Borborema é território de produção de alimentos (em números)
A região da Borborema (PB) é responsável pelo abastecimento de muitos produtos que chegam à mesa dos consumidores. Corresponde a 100% da produção de tangerina e de mudas de frutas cítricas do estado, além de 70% da produção de laranja, 45% de limão, 16% de banana. Também a 51% da produção de abacate, 58% de jaca e 81% de jabuticaba.
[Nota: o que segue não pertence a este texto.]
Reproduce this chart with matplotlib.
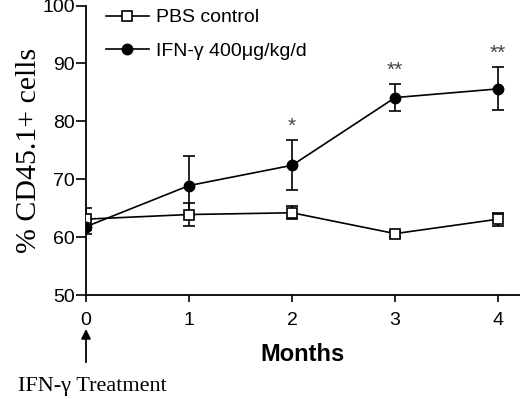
import matplotlib
matplotlib.use("Agg")
import matplotlib.pyplot as plt
from matplotlib.lines import Line2D

# values
months = [0, 1, 2, 3, 4]
pbs_mean = [63.1, 63.9, 64.2, 60.6, 63.1]
pbs_err = [1.9, 2.0, 1.1, 0.5, 1.1]
ifn_mean = [61.8, 68.9, 72.4, 84.1, 85.6]
ifn_err = [1.2, 5.1, 4.3, 2.3, 3.7]
stars = {2: "*", 3: "**", 4: "**"}

plt.rcParams['font.family'] = ['Liberation Sans', 'DejaVu Sans']

fig = plt.figure(figsize=(5.2, 3.99), dpi=100)
ax = fig.add_axes([86 / 520, 104 / 399, 434 / 520, 289.5 / 399])

ax.errorbar(months, pbs_mean, yerr=pbs_err, color='black', lw=1.2,
            marker='s', ms=7, mfc='white', mec='black', mew=1.2,
            capsize=4.5, elinewidth=1.2, capthick=1.2, zorder=3)
ax.errorbar(months, ifn_mean, yerr=ifn_err, color='black', lw=1.2,
            marker='o', ms=7.5, mfc='black', mec='black',
            capsize=4.5, elinewidth=1.2, capthick=1.2, zorder=3)

for m, s in stars.items():
    i = months.index(m)
    ax.text(m, ifn_mean[i] + ifn_err[i] + 0.8, s, ha='center', va='bottom',
            fontsize=15, color='#444444')

ax.set_xlim(0, 434 / 103.05)
ax.set_ylim(50, 100)
ax.set_xticks(months)
ax.set_yticks([50, 60, 70, 80, 90, 100])
ax.tick_params(axis='both', labelsize=14, width=1.2, direction='out')
ax.tick_params(axis='x', length=5, pad=7)
ax.tick_params(axis='y', length=7, pad=1)

for side in ['top', 'right']:
    ax.spines[side].set_visible(False)
for side in ['left', 'bottom']:
    ax.spines[side].set_linewidth(1.3)

ax.set_xlabel('Months', fontsize=17, fontweight='bold', labelpad=10)
ax.set_ylabel('% CD45.1+ cells', fontsize=21.5, family='Liberation Serif',
              labelpad=0)

handles = [
    Line2D([], [], color='black', lw=1.2, marker='s', ms=7, mfc='white',
           mec='black', mew=1.2),
    Line2D([], [], color='black', lw=1.2, marker='o', ms=7.5, mfc='black'),
]
ax.legend(handles, ['PBS control', 'IFN-γ 400μg/kg/d'], loc='upper left',
          bbox_to_anchor=(98 / 520, 1 - 1 / 399), bbox_transform=fig.transFigure,
          borderaxespad=0, frameon=False, fontsize=14, handlelength=2.2,
          labelspacing=0.8, handletextpad=0.4)

# treatment arrow below the axis
ax.annotate('', xy=(0, 44.6), xytext=(0, 37.9),
            arrowprops=dict(arrowstyle='-|>', color='black', lw=1.3,
                            mutation_scale=14),
            annotation_clip=False)
fig.text(18 / 520, 1 - 387 / 399, 'IFN-γ Treatment', ha='left',
         va='center', fontsize=16, family='Liberation Serif')

fig.savefig('out.png', dpi=100)
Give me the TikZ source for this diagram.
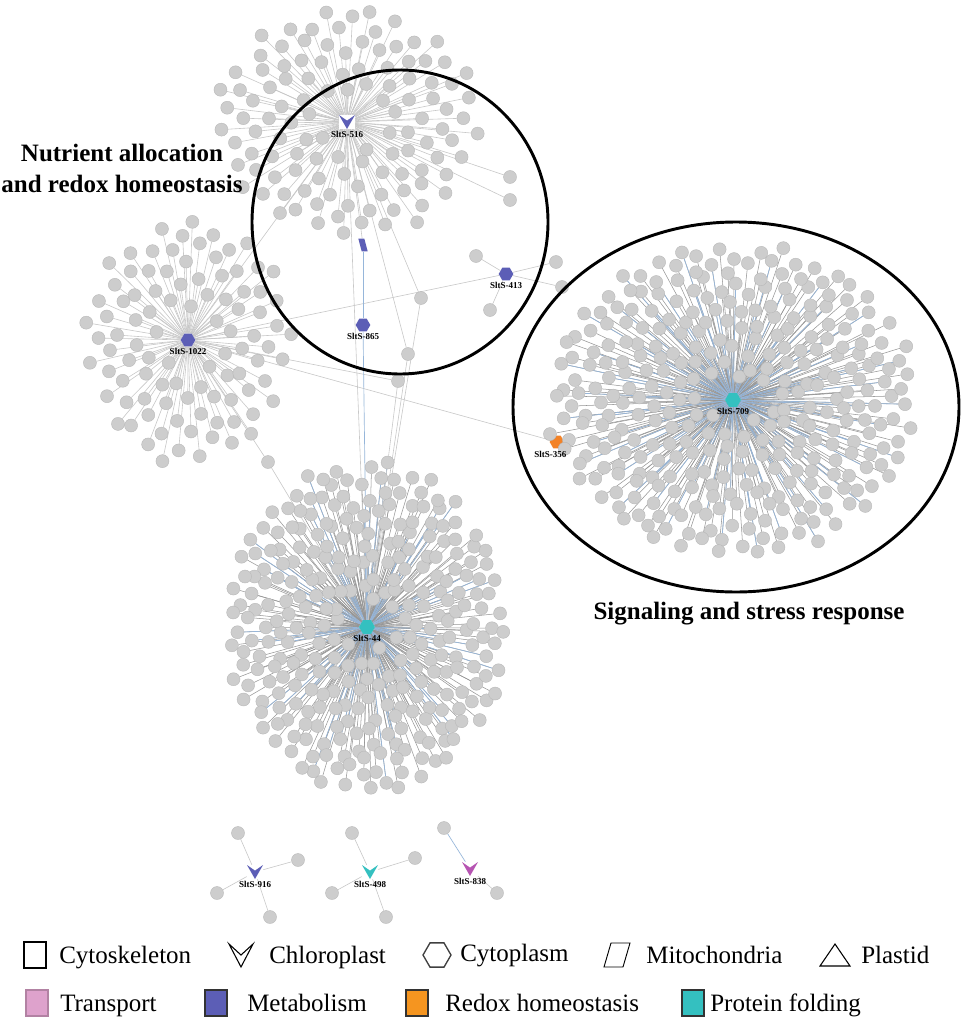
\documentclass[tikz,border=0pt]{standalone}
\usepackage{fontspec}
\setmainfont{Liberation Serif}
\usetikzlibrary{shapes.geometric,positioning,calc,backgrounds}

\definecolor{gnodefill}{RGB}{205,205,205}
\definecolor{gnodeline}{RGB}{184,184,184}
\definecolor{linkgray}{RGB}{200,200,200}
\definecolor{linkdark}{RGB}{150,150,150}
\definecolor{linkblue}{RGB}{150,182,218}
\definecolor{metab}{RGB}{92,94,182}
\definecolor{redox}{RGB}{243,130,38}
\definecolor{fold}{RGB}{52,192,192}
\definecolor{transp}{RGB}{222,162,204}
\definecolor{transhub}{RGB}{182,84,178}

\begin{document}
\begin{tikzpicture}[x=0.75pt, y=-0.75pt,
    gnode/.style={circle, fill=gnodefill, draw=gnodeline, line width=0.3pt, inner sep=0pt, minimum size=9.75pt},
    link/.style={draw=linkgray, line width=0.45pt},
    darklink/.style={draw=linkdark, line width=0.4pt},
    bluelink/.style={draw=linkblue, line width=0.5pt},
    hexhub/.style={regular polygon, regular polygon sides=6, fill=#1, inner sep=0pt, minimum size=11pt},
    chev/.style={minimum width=12pt, minimum height=10.5pt, inner sep=0pt,
      path picture={\fill[#1] (path picture bounding box.north west) -- (path picture bounding box.south)
        -- (path picture bounding box.north east) -- ($(path picture bounding box.north)!0.4!(path picture bounding box.south)$) -- cycle;}},
    paral/.style={minimum width=7pt, minimum height=9.5pt, inner sep=0pt,
      path picture={\fill[#1] (path picture bounding box.north west) -- ($(path picture bounding box.north)+(1pt,0pt)$)
        -- (path picture bounding box.south east) -- ($(path picture bounding box.south)-(1pt,0pt)$) -- cycle;}},
    hublabel/.style={font=\fontsize{6.75}{7}\selectfont\bfseries, inner sep=0.5pt},
    ring/.style={draw=black, line width=2.2pt},
    grouplabel/.style={font=\fontsize{18.75}{23.25}\selectfont\bfseries, align=center},
    legtext/.style={font=\fontsize{18.75}{20}\selectfont, anchor=base west, inner sep=0pt}]
\useasboundingbox (0,0) rectangle (964,1027);
\pgfmathsetseed{17}

% Hubs
\node[chev=metab] (s516) at (347,122) {};
\node[hexhub=metab] (s1022) at (188,340) {};
\node[hexhub=metab] (s413) at (506,274) {};
\node[paral=metab] (mito) at (363,245) {};
\node[hexhub=metab] (s865) at (363,325) {};
\node[hexhub=redox] (s356) at (557,442) {};
\node[hexhub=fold, minimum size=12pt] (s709) at (733,400) {};
\node[hexhub=fold, minimum size=12pt] (s44) at (367,627) {};
\node[chev=metab] (s916) at (255,872) {};
\node[chev=fold] (s498) at (370,872) {};
\node[chev=transhub] (s838) at (470,869) {};

% Clusters
\foreach \i in {1,...,115}{
  \pgfmathsetmacro\ang{360*(\i*0.381966-floor(\i*0.381966))}
  \pgfmathsetmacro\f{sqrt((\i+6)/121)}
  \node[gnode] (a\i) at ($(s516)+({132*\f*cos(\ang)+3*rand},{116*\f*sin(\ang)+3*rand})$) {};
}
\foreach \i in {1,...,95}{
  \pgfmathsetmacro\ang{360*(\i*0.381966-floor(\i*0.381966))}
  \pgfmathsetmacro\f{sqrt((\i+6)/101)}
  \node[gnode] (b\i) at ($(s1022)+({104*\f*cos(\ang)+3*rand},{122*\f*sin(\ang)+3*rand})$) {};
}
\foreach \i in {1,...,320}{
  \pgfmathsetmacro\ang{360*(\i*0.381966-floor(\i*0.381966))}
  \pgfmathsetmacro\f{sqrt((\i+8)/328)}
  \node[gnode] (c\i) at ($(s709)+({184*\f*cos(\ang)+4*rand},{156*\f*sin(\ang)+4*rand})$) {};
}
\foreach \i in {1,...,300}{
  \pgfmathsetmacro\ang{360*(\i*0.381966-floor(\i*0.381966))}
  \pgfmathsetmacro\f{sqrt((\i+8)/308)}
  \node[gnode] (d\i) at ($(s44)+({140*\f*cos(\ang)+4*rand},{165*\f*sin(\ang)+4*rand})$) {};
}

% Single partners
\node[gnode] (e1) at (510,177) {};
\node[gnode] (e2) at (510,200) {};
\node[gnode] (e3) at (476,256) {};
\node[gnode] (e4) at (556,262) {};
\node[gnode] (e5) at (562,287) {};
\node[gnode] (e6) at (490,310) {};
\node[gnode] (e7) at (421,298) {};
\node[gnode] (e8) at (408,354) {};
\node[gnode] (e9) at (398,381) {};
\node[gnode] (e10) at (268,462) {};
\node[gnode] (f1) at (238,833) {};
\node[gnode] (f2) at (298,860) {};
\node[gnode] (f3) at (217,893) {};
\node[gnode] (f4) at (270,917) {};
\node[gnode] (g1) at (352,833) {};
\node[gnode] (g2) at (415,858) {};
\node[gnode] (g3) at (332,893) {};
\node[gnode] (g4) at (386,917) {};
\node[gnode] (h1) at (444,828) {};
\node[gnode] (h2) at (497,893) {};

% Hub labels
\node[hublabel, below=0.5pt of s516] (l516) {SltS-516};
\node[hublabel, below=0.5pt of s1022] (l1022) {SltS-1022};
\node[hublabel, below=0.5pt of s413] (l413) {SltS-413};
\node[hublabel, below=0.5pt of s865] (l865) {SltS-865};
\node[hublabel, below=1pt of s356, xshift=-5pt] (l356) {SltS-356};
\node[hublabel, below=0pt of s709] (l709) {SltS-709};
\node[hublabel, below=0pt of s44] (l44) {SltS-44};
\node[hublabel, below=0.5pt of s916] (l916) {SltS-916};
\node[hublabel, below=0.5pt of s498] (l498) {SltS-498};
\node[hublabel, below=0.5pt of s838] (l838) {SltS-838};

% Edges
\begin{pgfonlayer}{background}
  \fill[white] (0,0) rectangle (964,1027);
  \foreach \i in {1,...,115} \draw[link] (s516) -- (a\i);
  \foreach \i in {1,...,95} \draw[link] (s1022) -- (b\i);
  \foreach \i in {1,...,320} \draw[darklink] (s709) -- (c\i);
  \foreach \i in {4,8,...,320} \draw[bluelink] (s709) -- (c\i);
  \foreach \i in {1,...,300} \draw[darklink] (s44) -- (d\i);
  \foreach \i in {5,10,...,300} \draw[bluelink] (s44) -- (d\i);
  \draw[link] (s516) -- (e1);
  \draw[link] (s516) -- (e2);
  \foreach \j in {e3,e4,e5,e6} \draw[link] (s413) -- (\j);
  \draw[link] (s1022) -- (s413);
  \draw[link] (s1022) -- (s356);
  \draw[link] (s1022) -- (s516);
  \draw[link] (s516) -- (e7);
  \draw[link] (e7) -- (s44);
  \draw[link] (s516) -- (e8);
  \draw[link] (e8) -- (s44);
  \draw[link] (s1022) -- (e9);
  \draw[link] (e9) -- (s44);
  \draw[link] (s1022) -- (e10);
  \draw[link] (e10) -- (s44);
  \draw[link] (s516) -- (s44);
  \draw[link] (s516) -- (mito);
  \draw[bluelink] (mito) -- (s865);
  \draw[bluelink] (s865) -- (s44);
  \foreach \j in {f1,f2,f3,f4} \draw[link] (s916) -- (\j);
  \foreach \j in {g1,g2,g3,g4} \draw[link] (s498) -- (\j);
  \draw[bluelink] (s838) -- (h1);
  \draw[link] (s838) -- (h2);
\end{pgfonlayer}

% Groups
\draw[ring] (400,222) ellipse [x radius=148, y radius=152];
\draw[ring] (736,407) ellipse [x radius=223, y radius=185];
\node[grouplabel] (nutr) at (122,168) {Nutrient allocation\\and redox homeostasis};
\node[grouplabel] (sign) at (749,614) {Signaling and stress response};

% Legend
\node[draw, line width=1.5pt, minimum width=16.5pt, minimum height=19.5pt, inner sep=0pt] (kcyto) at (35,955) {};
\node[legtext] (tcyto) at (59,963) {Cytoskeleton};
\draw[line width=0.8pt, line join=miter] (229,944) -- (241,967) -- (253,944) -- (241,955) -- cycle;
\node[legtext] (tchlo) at (269,963) {Chloroplast};
\node[draw=black!75, line width=1pt, regular polygon, regular polygon sides=6, minimum size=21pt, inner sep=0pt] (kcyp) at (437,955) {};
\node[legtext] (tcyp) at (460,961) {Cytoplasm};
\draw[line width=0.7pt] (604,967) -- (611,943) -- (630,943) -- (623,967) -- cycle;
\node[legtext] (tmito) at (646,963) {Mitochondria};
\draw[line width=0.8pt, line join=miter] (820,966) -- (835,944) -- (850,966) -- cycle;
\node[legtext] (tplas) at (861,963) {Plastid};

\node[draw=transp!80!black, fill=transp, line width=1pt, minimum width=16.5pt, minimum height=19.5pt, inner sep=0pt] (ktrans) at (37,1003) {};
\node[legtext] (ttrans) at (60,1011) {Transport};
\node[draw=black!80, fill=metab, line width=1pt, minimum width=16.5pt, minimum height=19.5pt, inner sep=0pt] (kmetab) at (216,1003) {};
\node[legtext] (tmetab) at (247,1011) {Metabolism};
\node[draw=black!80, fill=redox!85!yellow, line width=1pt, minimum width=16.5pt, minimum height=19.5pt, inner sep=0pt] (kredox) at (417,1003) {};
\node[legtext] (tredox) at (445,1011) {Redox homeostasis};
\node[draw=black!80, fill=fold, line width=1pt, minimum width=16.5pt, minimum height=19.5pt, inner sep=0pt] (kfold) at (693,1003) {};
\node[legtext] (tfold) at (710,1011) {Protein folding};
\end{tikzpicture}
\end{document}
É responsável por 52% da produção de folhosas, além de 68% de abobrinha, 56% de berinjela e 71% do pepino.
Além dessas, são cultivadas lavouras importantes: 36% da batata inglesa, 28% da fava, 63% do feijão preto e 59% dos feijões carioquinha e mulatinho e 12% do feijão macassar. A Borborema é a maior produtora de sementes de feijão da Paraíba. Com relação ao milho, a Borborema é responsável por 8,5% da produção do estado e se destaca pelo trabalho de resgate e conservação das sementes crioulas e o beneficiamento de milho livres de transgênicos.
Apesar da irregularidade das chuvas no ano de 2024, foram beneficiados com a marca agroecológica “Da Paixão”, cerca de 20 toneladas de produtos derivados de milho, dentre flocão, xerém, fubá e mungunzá. Esses produtos são destinados ao abastecimento das feiras agroecológicas, as feiras livres, as Quitandas da Borborema, o grande mercado consumidor de Campina Grande, e também de João Pessoa, Natal, Recife e até São Paulo.